ELLE COURT, ELLE COURT, LA BANLIEUE

Dopé à la bonne humeur et bourrée de répliques hilarantes, le tout premier long de Martin Jauvat, également comédien, est une surprise qu’ont pu découvrir les spectateurs de l’Institut français mercredi soir.

L’actualité sportive aura encore une fois mis à mal la fréquentation à l’Institut français mercredi soir pour la première projection de la rentrée. Trente malabars courant après un sac de vent pour le planter derrière une ligne blanche auront toujours raison face au cinéma, qui plus est un premier film n’ayant pas attiré les foules lors de son exploitation dans l’Hexagone.

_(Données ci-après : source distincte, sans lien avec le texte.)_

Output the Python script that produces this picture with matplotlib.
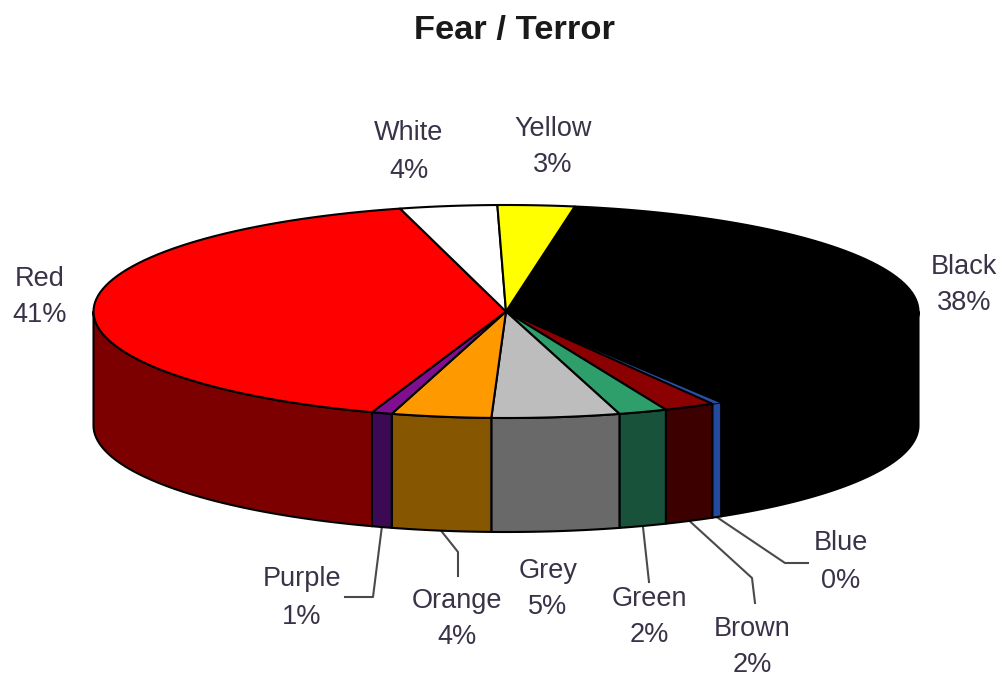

C’est bien sûr dommage et espérons qu’une nouvelle projection, une fois terminé l’événement sportif, permettra de donner une seconde chance à ce petit bijou de comédie française. Notre Monsieur Loyal Israël Tounou l’a en tout cas évoqué lors de sa présentation.

Classique et original

Deux jeunes partent dans une autre banlieue que celle où ils résident pour y effectuer une « course pas très légale ». Personne au rendez-vous. Ils errent quelques temps puis, galère, se retrouvent en carafe à 50 bornes de leurs pénates : incident technique sur le train de banlieue. Leurs pas vont les mener vers une étrange pierre dont ils vont chercher à savoir ce qu’elle vaut…

Si la structure du scénario s’avère archi-classique (un objet servant de fil conducteur à tout un film, René Clair en avait déjà fait l’utilisation dans « Le Million » en 1931), si le dialogue lorgne irrésistiblement à la fois vers Blier (« Les Valseuses »), Salvadori (« Les Apprentis ») voire Chatilliez (« La vie est un long fleuve tranquille ») et Dupieux (« Mandibules ») voilà toutefois un film qui ne manque pas d’originalité.

Loin des ambiances mortifères de « La Haine » ou « Les Misérables » qui n’en finissent pas de décrire la banlieue comme le lieu de toutes les perditions, « Grand Paris » nous plonge certes dans un univers morose mais un morose fluo. Fagoté en Adidas et Nike aux couleurs criardes, les deux anti-héros (magnifiquement campés par Mahamadou Sangaré et Martin Jauvat) nous entrainent dans une espèce de road-movie sous cannabis, barré juste ce qu’il faut et laissant échapper des questions bien plus profondes qu’il n’y parait. Une fois planté le décor, le cinéaste va en effet parler d’amour, d’amitié, d’avenir avec une tendresse infinie pour ses personnages dont les errances parfois bucoliques sont accompagnées d’une musique quasi romantique à la Francis Lai.

Résolument positif

En privilégiant un optimisme assumé, Martin Jauvat dresse un état des lieux tout en douceur mais sans pour autant en minimiser la réalité. Ainsi un train de banlieue annulé (un classique en région parisienne), des plans d’abribus dans un décor urbain quasi anonyme à force d’être la copie conforme de centaines d’autres.

Si l’on excepte la relative facilité scénaristique qui conduit les personnages au bord de la mer (vus des dizaines de fois dans le cinéma français de « Tenue de soirée » à « Un homme et une femme ») et ce crochet vers le fantastique qui n’apporte pas grand-chose au propos, voilà un premier film bien fichu, drôle et prometteur lorsqu’on sait qu’il est le travail d’un jeune de 27 ans…

Franck BORTELLE

« Grand Paris » de Martin Jauvat (2023) était projeté mercredi 20 septembre à l’Institut Français du Togo.